Sharkie's Machine: Chris Henry TKO’s Shaun George in Six
By Frank Gonzalez Jr. exclusive to Doghouse Boxing (July 11, 2009)  
There was a pretty decent fight on Friday Night Fights this week at “The Arena” in Philadelphia , where Light Heavyweight Chris Henry (24-2, 19 KO’s) took on Shaun George (18-3-2, 9 KO’s), who came in with a five fight winning streak. Henry had lost his last fight, a split decision to Yusaf Mack, who was able to dictate the action with his right hand in Henry’s face for the better part of the night. Though Henry is an aggressive fighter, he can be a bit sloppy and his defense remains questionable. The best attribute he possesses in the ring is his heart. He comes to fight and gives all his has.
What more can a fan ask for?

At the start, Shaun George appeared to be the superior boxer and had a nearly flawless first round, landing his right hand at will and rocking Henry a couple of times, while rarely being hit himself. The second round saw an undeterred Henry keep coming forward and taking shots from George, until late in the round when Henry landed a right that stunned George during a late exchange.

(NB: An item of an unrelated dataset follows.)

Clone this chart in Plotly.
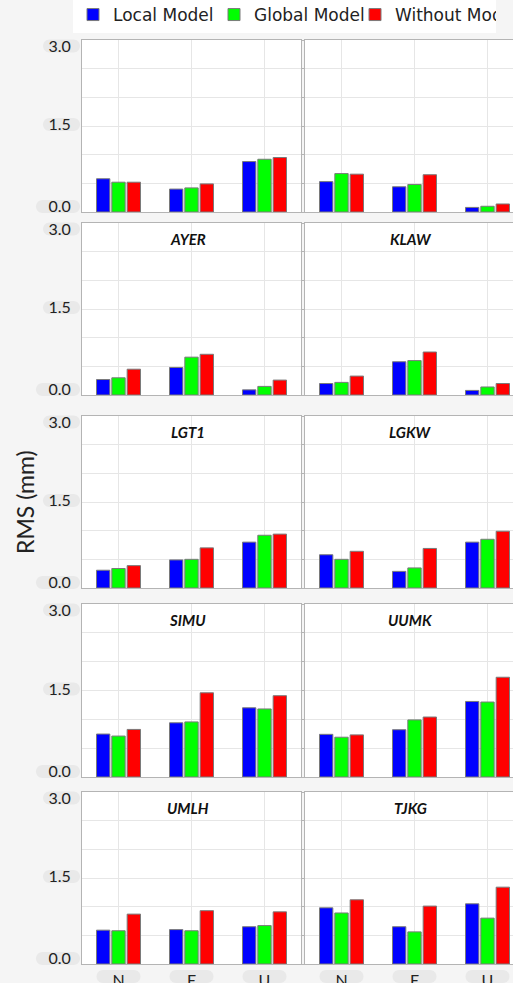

After the second round, Henry continued doing what he started since the first bell, pressing the action with punches. But George down shifted gears into turtle mode, where he got into his shell on defense and was allowing Henry to outwork him from the third round till the sixth, when after four rounds of nearly no offense by George, Henry landed a clean right followed by a small, inside left that saw George go down. George was stunned and took his time getting up at the count of eight. When action resumed, Henry went for the finish and landed another big right that floored George again. George was too wobbly to continue and referee Steve Smoger stopped the fight.

This was an interesting contest since George demonstrated at the start that he had the skills to win this fight—easily. He couldn’t miss with his right hand in the first round. But after getting clocked by Henry in the late second round, George lost his confidence and his interest in fighting. That was obvious from the way he let Henry dominate the action at every turn afterwards.

This was a good win for Henry, who is a gritty fighter with decent power. With a few improvements to his technique, he has lots of potential. I’d like to see him fight a rematch with Yusaf Mack and take a shot at redemption for his recent loss.

Shaun George’s claim to fame was a knockout win over a ‘past his prime’ Chris Byrd in May of last year. Byrd had gone down to cruiser weight in hopes of better fortunes as his career was winding down. George looked great against Byrd, who everyone knows is at the least, a very good boxer. The big difference between Byrd and Henry is that Henry punches with bad intentions, while Byrd only punches to score points and win rounds and has about as much power as a feather duster.

Henry was gracious during the post fight interview, crediting George for his exploits in the first round, where he confessed to being hit a few times with pretty hard shots. When asked about his tendency to get hit with right hands, Henry talked about how he tends to start his offense with his left hand and is open to right hands because of it. He also noted that he started keeping his left hand up higher after the second round. You live and you learn.

Shaun George has good skills but without the heart to go with it, he won’t go far in boxing. This wasn’t a matter of being badly hurt and giving into the pain. This was a matter of George letting the fear of being hit again set the tone for how he continued. His decision not to punch back for such long stretches made this loss inevitable. It was as though he’d given up. After seeing George knockout Byrd, I thought he showed good power and was a likely force on the rise. After Friday night, that notion seems to have faded. But who knows, he may bounce back from this and either come back strong or quietly disappear.

Congratulations to Chris Henry, who did what warrior’s do, even in the face of adversity; he ignored the pain and fought on with the intent to win.